Con esa idea rondándome la cabeza, degustábamos alguna de sus especialidades en formato tapa: los arancini rellenos alla norma (croquetones enormes), el sfincione palermitano (pizza muy gruesa y jugosa), y una scacciata rellena de prosciutto y rúcula (emparedado grandote). No me atreví a probar la especialidad de la casa, lo confieso, el pani ca meusa, un bocadillo de bazo y pulmón guisados, a modo de carnecita en salsa…
La influencia tunecina se deja ver en el oeste de Sicilia con el couscous di pesce, que es fácil encontrarlos en la zona de Trapani. También por allí es común encontrar la pasta con pesto alla trapanese (tomate, ajo, albahaca, almendra) y el vino dulce de Marsala.

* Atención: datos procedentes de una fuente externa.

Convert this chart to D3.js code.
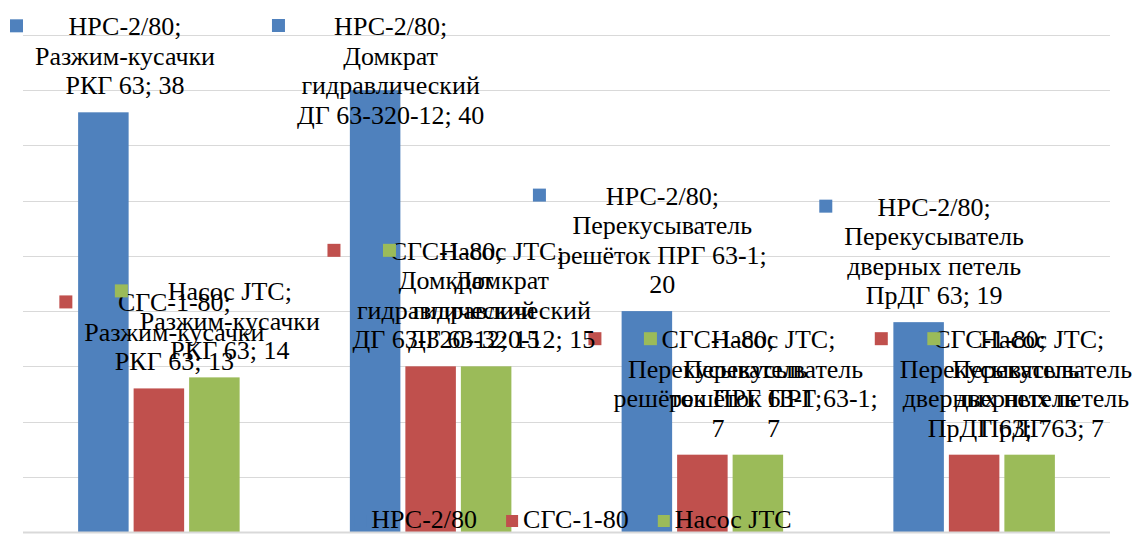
<!DOCTYPE html>
<html><head><meta charset="utf-8">
<script src="https://cdn.jsdelivr.net/npm/d3@7"></script>
<style>
body{margin:0;background:#fff}
svg{display:block}
text{font-family:"Liberation Serif","Times New Roman",serif;fill:#000}
</style>
</head><body>
<svg id="c" width="1134" height="534"></svg>
<script>
// ---- data ----
const categories = ["Разжим-кусачки РКГ 63", "Домкрат гидравлический ДГ 63-320-12", "Перекусыватель решёток ПРГ 63-1", "Перекусыватель дверных петель ПрДГ 63"];
const seriesNames = ["НРС-2/80", "СГС-1-80", "Насос JTC"];
const nrsValues = [38, 40, 20, 19];
const sgsValues = [13, 15, 7, 7];
const jtcValues = [14, 15, 7, 7];
const yTicks = [0, 5, 10, 15, 20, 25, 30, 35, 40, 45];
const seriesColors = ["#4F81BD", "#C0504D", "#9BBB59"];

const seriesValues = [nrsValues, sgsValues, jtcValues];

// ---- layout ----
const W = 1134, H = 534;
const plot = {left: 23, right: 1110, top: 35, bottom: 532};
const svg = d3.select("#c");

const x0 = d3.scaleBand().domain(categories).range([plot.left, plot.right]).paddingInner(0).paddingOuter(0);
const x1 = d3.scaleBand().domain(seriesNames).range([0, x0.bandwidth()]).paddingInner(0.09).paddingOuter(0.993);
const y = d3.scaleLinear().domain([0, 45]).range([plot.bottom, plot.top]);
const color = d3.scaleOrdinal().domain(seriesNames).range(seriesColors);

// gridlines
svg.append("g").selectAll("line").data(yTicks.filter(t => t > 0)).join("line")
  .attr("x1", plot.left).attr("x2", plot.right)
  .attr("y1", d => Math.round(y(d)) + 0.5).attr("y2", d => Math.round(y(d)) + 0.5)
  .attr("stroke", "#d9d9d9").attr("stroke-width", 1.2);

// bars
const data = [];
seriesNames.forEach((s, si) => categories.forEach((c, ci) => data.push({s, si, c, ci, v: seriesValues[si][ci]})));

svg.append("g").selectAll("rect").data(data).join("rect")
  .attr("x", d => x0(d.c) + x1(d.s))
  .attr("width", x1.bandwidth())
  .attr("y", d => y(d.v))
  .attr("height", d => y(0) - y(d.v))
  .attr("fill", d => color(d.s));

// axis line
svg.append("line").attr("x1", plot.left).attr("x2", plot.right)
  .attr("y1", plot.bottom + 0.5).attr("y2", plot.bottom + 0.5)
  .attr("stroke", "#d9d9d9").attr("stroke-width", 2);

// ---- data labels ----
const fontSize = 26, lineH = 29.5, maxW = 212, keySize = 13, keyGap = 12;
const meas = svg.append("text").attr("font-size", fontSize).attr("x", -1000).attr("y", -1000);
function tw(str) { meas.text(str); return meas.node().getComputedTextLength(); }
function wrap(str) {
  const words = str.split(" ");
  const lines = [];
  let cur = "";
  words.forEach(w => {
    const t = cur ? cur + " " + w : w;
    if (cur && tw(t) > maxW) { lines.push(cur); cur = w; } else cur = t;
  });
  if (cur) lines.push(cur);
  return lines;
}

const labelG = svg.append("g");
data.forEach(d => {
  const lines = [d.s + ";"].concat(wrap(d.c + "; " + d.v));
  const widths = lines.map(tw);
  const textW = d3.max(widths);
  const boxW = keySize + keyGap + textW;
  const barCx = x0(d.c) + x1(d.s) + x1.bandwidth() / 2;
  let boxL = barCx + 3 - boxW / 2;
  boxL = Math.max(10, Math.min(W - 2 - boxW, boxL));
  const textCx = boxL + keySize + keyGap + textW / 2;
  let lastBase = y(d.v) - 18;
  let firstBase = lastBase - (lines.length - 1) * lineH;
  if (firstBase < 35) firstBase = 35;
  labelG.append("rect")
    .attr("x", boxL).attr("y", firstBase - 16)
    .attr("width", keySize).attr("height", keySize)
    .attr("fill", color(d.s));
  const t = labelG.append("text").attr("font-size", fontSize).attr("text-anchor", "middle");
  lines.forEach((ln, i) => {
    t.append("tspan").attr("x", textCx).attr("y", firstBase + i * lineH).text(ln);
  });
});
meas.remove();

// ---- legend ----
const legFont = 26, legKey = 12, legGap = 5, legSpace = 29, legBase = 528;
const legW = seriesNames.map(s => { const m = svg.append("text").attr("font-size", legFont).text(s); const w = m.node().getComputedTextLength(); m.remove(); return w; });
const totalW = d3.sum(legW) + seriesNames.length * (legKey + legGap) + (seriesNames.length - 1) * legSpace;
let lx = 573 - totalW / 2;
const legG = svg.append("g");
seriesNames.forEach((s, i) => {
  legG.append("rect").attr("x", lx).attr("y", legBase - 13).attr("width", legKey).attr("height", legKey).attr("fill", color(s));
  legG.append("text").attr("x", lx + legKey + legGap).attr("y", legBase).attr("font-size", legFont).text(s);
  lx += legKey + legGap + legW[i] + legSpace;
});
</script>
</body></html>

Pasé la última mañana en Catania. Volví allí para seguir rondando sus viejas calles. El carácter de los sicilianos no se diferencia demasiado del nuestro en cuanto a la convivialidad, la facilidad en el trato y la ausencia de formas preestablecidas a la francesa. Sin embargo, hay algo que me llama poderosamente la atención, y es el atraso que se palpa en cuanto al conservadurismo, patriarcado y machismo.

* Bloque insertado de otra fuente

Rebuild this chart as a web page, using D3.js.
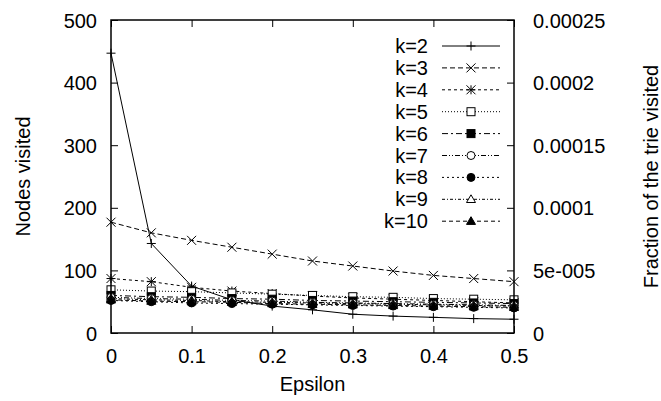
<!DOCTYPE html>
<html>
<head>
<meta charset="utf-8">
<script src="https://cdn.jsdelivr.net/npm/d3@7"></script>
<style>
  body { margin: 0; background: #fff; }
  svg { font-family: "Liberation Sans", Arial, sans-serif; }
</style>
</head>
<body>
<svg id="chart" width="661" height="401"></svg>
<script>
// data
var epsilon = [0, 0.05, 0.1, 0.15, 0.2, 0.25, 0.3, 0.35, 0.4, 0.45, 0.5];
var k2 = [447, 143, 75, 53, 43, 37, 30, 27, 25, 23, 22];
var k3 = [177, 160, 148, 137, 126, 115, 107, 99, 92, 87, 82];
var k4 = [87, 82, 73, 67, 63, 59, 56, 54, 52, 50, 48];
var k5 = [69, 67, 66, 64, 62, 60, 58, 57, 55, 54, 53];
var k6 = [60, 58, 57, 55, 54, 52, 51, 50, 49, 48, 47];
var k7 = [57, 55, 54, 52, 51, 49, 48, 47, 46, 45, 44];
var k8 = [52, 50, 48, 47, 46, 45, 44, 43, 42, 41, 40];
var k9 = [55, 53, 52, 50, 49, 48, 47, 46, 45, 44, 43];
var k10 = [53, 51, 50, 49, 47, 46, 45, 44, 43, 42, 41];
var seriesNames = ["k=2", "k=3", "k=4", "k=5", "k=6", "k=7", "k=8", "k=9", "k=10"];
var xTicks = [0, 0.1, 0.2, 0.3, 0.4, 0.5];
var yTicks = [0, 100, 200, 300, 400, 500];
var y2Ticks = [0, 0.00005, 0.0001, 0.00015, 0.0002, 0.00025];
var y2Labels = ["0", "5e-005", "0.0001", "0.00015", "0.0002", "0.00025"];

var allSeries = [k2, k3, k4, k5, k6, k7, k8, k9, k10];
var dashes = ["none", "5,3", "3,3", "1,2", "6,3,2,3", "5,2,1,2,1,2", "2,3", "3,2,1,2", "4,3"];
var markers = ["plus", "cross", "star", "square", "squareF", "circle", "circleF", "tri", "triF"];

var fs = "20px";
var svg = d3.select("#chart");
var margin = { top: 20, right: 147, bottom: 68, left: 111 };
var width = 661 - margin.left - margin.right,
  height = 401 - margin.top - margin.bottom;

var x = d3.scaleLinear().domain([0, 0.5]).range([0, width]);
var y = d3.scaleLinear().domain([0, 500]).range([height, 0]);
var y2 = d3.scaleLinear().domain([0, 0.00025]).range([height, 0]);

var g = svg.append("g").attr("transform", "translate(" + margin.left + "," + margin.top + ")");

// axes (gnuplot style: ticks point inward)
function styleAxis(sel) {
  sel.select(".domain").remove();
  sel.selectAll(".tick line").attr("stroke", "#000");
  sel.selectAll(".tick text").attr("fill", "#000").attr("dy", "0.35em").style("font-size", fs);
}
g.append("g").attr("transform", "translate(0," + height + ")")
  .call(d3.axisBottom(x).tickValues(xTicks).tickSize(-7).tickPadding(23).tickFormat(d3.format("")))
  .call(styleAxis);
g.append("g")
  .call(d3.axisTop(x).tickValues(xTicks).tickSize(-7).tickFormat(""))
  .call(styleAxis);
g.append("g")
  .call(d3.axisLeft(y).tickValues(yTicks).tickSize(-7).tickPadding(14))
  .call(styleAxis);
g.append("g").attr("transform", "translate(" + width + ",0)")
  .call(d3.axisRight(y2).tickValues(y2Ticks).tickSize(-7).tickPadding(19)
    .tickFormat(function (d, i) { return y2Labels[i]; }))
  .call(styleAxis);

var line = d3.line()
  .x(function (d, i) { return x(epsilon[i]); })
  .y(function (d) { return y(d); });

function marker(sel, type) {
  var s = 4.5;
  if (type == "plus" || type == "star") {
    sel.append("path").attr("d", "M" + -s + ",0H" + s + "M0," + -s + "V" + s)
      .attr("stroke", "#000").attr("fill", "none");
  }
  if (type == "cross" || type == "star") {
    sel.append("path").attr("d", "M" + -s + "," + -s + "L" + s + "," + s + "M" + -s + "," + s + "L" + s + "," + -s)
      .attr("stroke", "#000").attr("fill", "none");
  }
  if (type == "square" || type == "squareF") {
    sel.append("rect").attr("x", -4).attr("y", -4).attr("width", 8).attr("height", 8)
      .attr("stroke", "#000").attr("fill", type == "squareF" ? "#000" : "#fff");
  }
  if (type == "circle" || type == "circleF") {
    sel.append("circle").attr("r", 4)
      .attr("stroke", "#000").attr("fill", type == "circleF" ? "#000" : "#fff");
  }
  if (type == "tri" || type == "triF") {
    sel.append("path").attr("d", "M0,-4.5L4.5,3.2L-4.5,3.2Z")
      .attr("stroke", "#000").attr("fill", type == "triF" ? "#000" : "#fff");
  }
}

// draw series
allSeries.forEach(function (vals, si) {
  g.append("path")
    .datum(vals)
    .attr("d", line)
    .attr("fill", "none")
    .attr("stroke", "#000")
    .attr("stroke-width", 1)
    .attr("stroke-dasharray", dashes[si]);
  g.append("g").selectAll("g")
    .data(vals)
    .enter()
    .append("g")
    .attr("transform", function (d, i) { return "translate(" + x(epsilon[i]) + "," + y(d) + ")"; })
    .each(function () { marker(d3.select(this), markers[si]); });
});

// frame
g.append("rect").attr("width", width).attr("height", height)
  .attr("fill", "none").attr("stroke", "#000").attr("stroke-width", 1.5);

// legend
var leg = svg.append("g");
seriesNames.forEach(function (name, i) {
  var ly = 46 + i * 21.9;
  leg.append("text").attr("x", 428).attr("y", ly).attr("dy", "0.35em")
    .attr("text-anchor", "end").style("font-size", fs).text(name);
  leg.append("line").attr("x1", 442).attr("x2", 500).attr("y1", ly).attr("y2", ly)
    .attr("stroke", "#000").attr("stroke-dasharray", dashes[i]);
  var m = leg.append("g").attr("transform", "translate(471," + ly + ")");
  marker(m, markers[i]);
});

// axis titles
svg.append("text").attr("transform", "translate(23," + (margin.top + height / 2) + ") rotate(-90)")
  .attr("text-anchor", "middle").attr("dy", "0.35em").style("font-size", fs).text("Nodes visited");
svg.append("text").attr("transform", "translate(651," + (margin.top + height / 2) + ") rotate(-90)")
  .attr("text-anchor", "middle").attr("dy", "0.35em").style("font-size", fs).text("Fraction of the trie visited");
svg.append("text").attr("x", margin.left + width / 2).attr("y", 384).attr("dy", "0.35em")
  .attr("text-anchor", "middle").style("font-size", fs).text("Epsilon");
</script>
</body>
</html>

Tras mucho vagar sin rumbo en un día de calor, me siento en una terraza mientras disfruto del último plato del viaje. Elijo pasta alla norma, porque la potencia de su sabor me deja perpleja ante la sencillez de sus ingredientes: tomate, berenjena, ricotta y albahaca. No quiero antipasto, no quiero vino, no quiero postre. Sólo agua, gracias. Quiero poder comer despacio, que dure eternamente. Mientras tanto, escribo en mi cuaderno y observo a la gente de mi alrededor.
La primera vez que vi La grande bellezza, de Paolo Sorrentino, pensé no haber comprendido nada. Luego me di cuenta que esta película es un aprendizaje en sí mismo. En este viaje, me he pasado buena parte del tiempo sentada a la mesa frente a obras de arte gastronómicas que me han hecho llorar, comprendiendo una vez más que una misma realidad puede ser deprimente y exultante a la vez, que la mayor parte de la vida transcurre entre el hedonismo y el hastío. Como esa famosa reflexión de Louis-Ferdinand Celine, en Viaje al fin de la noche: “Viajar es muy útil, hace trabajar la imaginación. El resto no son sino decepciones y fatigas”.